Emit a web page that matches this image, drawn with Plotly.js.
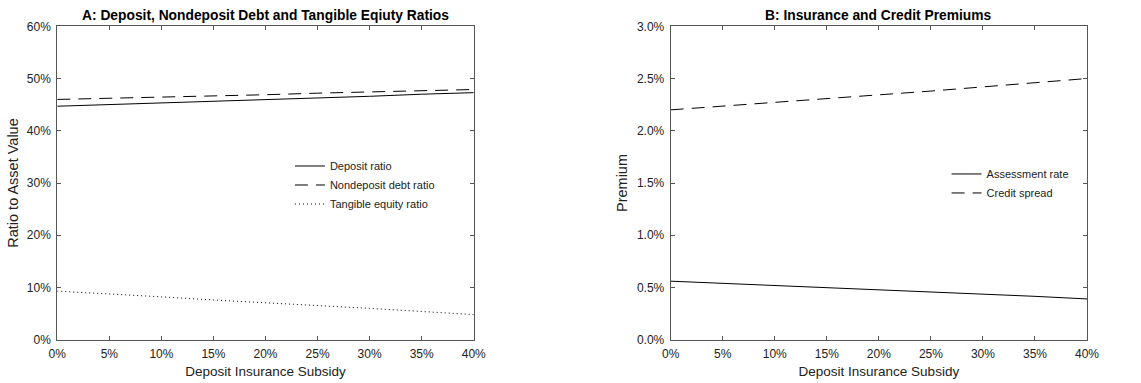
<!DOCTYPE html>
<html>
<head>
<meta charset="utf-8">
<script src="https://cdn.plot.ly/plotly-3.0.1.min.js"></script>
<style>
  html, body { margin: 0; padding: 0; background: #fff; }
  #chart { width: 1141px; height: 383px; }
</style>
</head>
<body>
<div id="chart"></div>
<script>
// Deposit insurance subsidy (%)
const subsidy = [0, 5, 10, 15, 20, 25, 30, 35, 40];

// Panel A: ratios to asset value (%)
const depositRatio      = [44.7, 45.0, 45.3, 45.7, 46.0, 46.3, 46.6, 47.0, 47.3];
const nondepositRatio   = [46.0, 46.2, 46.5, 46.7, 46.9, 47.2, 47.4, 47.6, 47.9];
const tangibleEquity    = [9.3, 8.8, 8.2, 7.6, 7.1, 6.5, 6.0, 5.4, 4.8];

// Panel B: premiums (%)
const assessmentRate    = [0.56, 0.54, 0.52, 0.50, 0.48, 0.46, 0.44, 0.415, 0.39];
const creditSpread      = [2.20, 2.235, 2.27, 2.31, 2.345, 2.38, 2.42, 2.46, 2.50];

// Shared x-axis tick labels
const xTicks = [0, 5, 10, 15, 20, 25, 30, 35, 40];
const xTickText = ['0%', '5%', '10%', '15%', '20%', '25%', '30%', '35%', '40%'];

const FONT = 'Liberation Sans, Arial, Helvetica, sans-serif';
const frame = '#555';

function lineTrace(y, name, dash, xa, ya, legend) {
  return {
    x: subsidy, y: y, name: name, type: 'scatter', mode: 'lines',
    line: { color: '#000', width: 1, dash: dash },
    xaxis: xa, yaxis: ya, legend: legend
  };
}

const data = [
  lineTrace(depositRatio, 'Deposit ratio', 'solid', 'x', 'y', 'legend'),
  lineTrace(nondepositRatio, 'Nondeposit debt ratio', '13px,8px', 'x', 'y', 'legend'),
  lineTrace(tangibleEquity, 'Tangible equity ratio', '1px,3px', 'x', 'y', 'legend'),
  lineTrace(assessmentRate, 'Assessment rate', 'solid', 'x2', 'y2', 'legend2'),
  lineTrace(creditSpread, 'Credit spread', '13px,8px', 'x2', 'y2', 'legend2')
];

function xAxis(domain, anchor) {
  return {
    domain: domain, anchor: anchor, range: [0, 40],
    tickmode: 'array', tickvals: xTicks, ticktext: xTickText,
    ticks: 'inside', ticklen: 4, tickcolor: frame, tickwidth: 1,
    ticklabelstandoff: 3,
    showline: true, linecolor: frame, linewidth: 1, mirror: 'ticks',
    showgrid: false, zeroline: false,
    tickfont: { family: FONT, size: 12, color: '#222' },
    title: { text: 'Deposit Insurance Subsidy', standoff: 6,
             font: { family: FONT, size: 13.5, color: '#222' } }
  };
}

function yAxis(domain, anchor, range, dtick, fmt, title, standoff) {
  return {
    domain: domain, anchor: anchor, range: range, dtick: dtick, tick0: 0,
    tickformat: fmt, ticksuffix: '%',
    ticks: 'inside', ticklen: 4, tickcolor: frame, tickwidth: 1,
    ticklabelstandoff: 3,
    showline: true, linecolor: frame, linewidth: 1, mirror: 'ticks',
    showgrid: false, zeroline: false,
    tickfont: { family: FONT, size: 12, color: '#222' },
    title: { text: title, standoff: standoff,
             font: { family: FONT, size: 14.5, color: '#222' } }
  };
}

const yDom = [0.1131, 0.9313];

const layout = {
  width: 1141, height: 383,
  margin: { l: 0, r: 0, t: 0, b: 0 },
  paper_bgcolor: '#fff', plot_bgcolor: '#fff',
  font: { family: FONT, color: '#222' },
  showlegend: true,
  xaxis: xAxis([0.0502, 0.4152], 'y'),
  yaxis: yAxis(yDom, 'x', [0, 60], 10, 'd', 'Ratio to Asset Value', 4),
  xaxis2: xAxis([0.5878, 0.9527], 'y2'),
  yaxis2: yAxis(yDom, 'x2', [0, 3], 0.5, '.1f', 'Premium', 5),
  legend: {
    x: 0.2541, y: 0.517, xanchor: 'left', yanchor: 'middle',
    bgcolor: 'rgba(0,0,0,0)', borderwidth: 0,
    font: { family: FONT, size: 11, color: '#222' },
    tracegroupgap: 0, itemwidth: 30
  },
  legend2: {
    x: 0.8296, y: 0.521, xanchor: 'left', yanchor: 'middle',
    bgcolor: 'rgba(0,0,0,0)', borderwidth: 0,
    font: { family: FONT, size: 11, color: '#222' },
    tracegroupgap: 0, itemwidth: 30
  },
  annotations: [
    { text: '<b>A: Deposit, Nondeposit Debt and Tangible Eqiuty Ratios</b>',
      xref: 'paper', yref: 'paper', x: 0.2327, y: 1 - 16 / 383,
      xanchor: 'center', yanchor: 'middle', showarrow: false,
      font: { family: FONT, size: 13.8, color: '#000' } },
    { text: '<b>B: Insurance and Credit Premiums</b>',
      xref: 'paper', yref: 'paper', x: 0.7703, y: 1 - 16 / 383,
      xanchor: 'center', yanchor: 'middle', showarrow: false,
      font: { family: FONT, size: 13.8, color: '#000' } }
  ]
};

Plotly.newPlot('chart', data, layout, { staticPlot: true, displayModeBar: false });
</script>
</body>
</html>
******
- **Exercise details**:
Transcribe all of the material exactly, leaving out whatever pictures it contains.

- **Exercise output**:
Emit a web page that matches this image, drawn with Plotly.js.
<!DOCTYPE html>
<html>
<head>
<meta charset="utf-8">
<script src="https://cdn.plot.ly/plotly-3.0.1.min.js"></script>
<style>
  html, body { margin: 0; padding: 0; background: #fff; }
  #chart { width: 1141px; height: 383px; }
</style>
</head>
<body>
<div id="chart"></div>
<script>
// Deposit insurance subsidy (%)
const subsidy = [0, 5, 10, 15, 20, 25, 30, 35, 40];

// Panel A: ratios to asset value (%)
const depositRatio      = [44.7, 45.0, 45.3, 45.7, 46.0, 46.3, 46.6, 47.0, 47.3];
const nondepositRatio   = [46.0, 46.2, 46.5, 46.7, 46.9, 47.2, 47.4, 47.6, 47.9];
const tangibleEquity    = [9.3, 8.8, 8.2, 7.6, 7.1, 6.5, 6.0, 5.4, 4.8];

// Panel B: premiums (%)
const assessmentRate    = [0.56, 0.54, 0.52, 0.50, 0.48, 0.46, 0.44, 0.415, 0.39];
const creditSpread      = [2.20, 2.235, 2.27, 2.31, 2.345, 2.38, 2.42, 2.46, 2.50];

// Shared x-axis tick labels
const xTicks = [0, 5, 10, 15, 20, 25, 30, 35, 40];
const xTickText = ['0%', '5%', '10%', '15%', '20%', '25%', '30%', '35%', '40%'];

const FONT = 'Liberation Sans, Arial, Helvetica, sans-serif';
const frame = '#555';

function lineTrace(y, name, dash, xa, ya, legend) {
  return {
    x: subsidy, y: y, name: name, type: 'scatter', mode: 'lines',
    line: { color: '#000', width: 1, dash: dash },
    xaxis: xa, yaxis: ya, legend: legend
  };
}

const data = [
  lineTrace(depositRatio, 'Deposit ratio', 'solid', 'x', 'y', 'legend'),
  lineTrace(nondepositRatio, 'Nondeposit debt ratio', '13px,8px', 'x', 'y', 'legend'),
  lineTrace(tangibleEquity, 'Tangible equity ratio', '1px,3px', 'x', 'y', 'legend'),
  lineTrace(assessmentRate, 'Assessment rate', 'solid', 'x2', 'y2', 'legend2'),
  lineTrace(creditSpread, 'Credit spread', '13px,8px', 'x2', 'y2', 'legend2')
];

function xAxis(domain, anchor) {
  return {
    domain: domain, anchor: anchor, range: [0, 40],
    tickmode: 'array', tickvals: xTicks, ticktext: xTickText,
    ticks: 'inside', ticklen: 4, tickcolor: frame, tickwidth: 1,
    ticklabelstandoff: 3,
    showline: true, linecolor: frame, linewidth: 1, mirror: 'ticks',
    showgrid: false, zeroline: false,
    tickfont: { family: FONT, size: 12, color: '#222' },
    title: { text: 'Deposit Insurance Subsidy', standoff: 6,
             font: { family: FONT, size: 13.5, color: '#222' } }
  };
}

function yAxis(domain, anchor, range, dtick, fmt, title, standoff) {
  return {
    domain: domain, anchor: anchor, range: range, dtick: dtick, tick0: 0,
    tickformat: fmt, ticksuffix: '%',
    ticks: 'inside', ticklen: 4, tickcolor: frame, tickwidth: 1,
    ticklabelstandoff: 3,
    showline: true, linecolor: frame, linewidth: 1, mirror: 'ticks',
    showgrid: false, zeroline: false,
    tickfont: { family: FONT, size: 12, color: '#222' },
    title: { text: title, standoff: standoff,
             font: { family: FONT, size: 14.5, color: '#222' } }
  };
}

const yDom = [0.1131, 0.9313];

const layout = {
  width: 1141, height: 383,
  margin: { l: 0, r: 0, t: 0, b: 0 },
  paper_bgcolor: '#fff', plot_bgcolor: '#fff',
  font: { family: FONT, color: '#222' },
  showlegend: true,
  xaxis: xAxis([0.0502, 0.4152], 'y'),
  yaxis: yAxis(yDom, 'x', [0, 60], 10, 'd', 'Ratio to Asset Value', 4),
  xaxis2: xAxis([0.5878, 0.9527], 'y2'),
  yaxis2: yAxis(yDom, 'x2', [0, 3], 0.5, '.1f', 'Premium', 5),
  legend: {
    x: 0.2541, y: 0.517, xanchor: 'left', yanchor: 'middle',
    bgcolor: 'rgba(0,0,0,0)', borderwidth: 0,
    font: { family: FONT, size: 11, color: '#222' },
    tracegroupgap: 0, itemwidth: 30
  },
  legend2: {
    x: 0.8296, y: 0.521, xanchor: 'left', yanchor: 'middle',
    bgcolor: 'rgba(0,0,0,0)', borderwidth: 0,
    font: { family: FONT, size: 11, color: '#222' },
    tracegroupgap: 0, itemwidth: 30
  },
  annotations: [
    { text: '<b>A: Deposit, Nondeposit Debt and Tangible Eqiuty Ratios</b>',
      xref: 'paper', yref: 'paper', x: 0.2327, y: 1 - 16 / 383,
      xanchor: 'center', yanchor: 'middle', showarrow: false,
      font: { family: FONT, size: 13.8, color: '#000' } },
    { text: '<b>B: Insurance and Credit Premiums</b>',
      xref: 'paper', yref: 'paper', x: 0.7703, y: 1 - 16 / 383,
      xanchor: 'center', yanchor: 'middle', showarrow: false,
      font: { family: FONT, size: 13.8, color: '#000' } }
  ]
};

Plotly.newPlot('chart', data, layout, { staticPlot: true, displayModeBar: false });
</script>
</body>
</html>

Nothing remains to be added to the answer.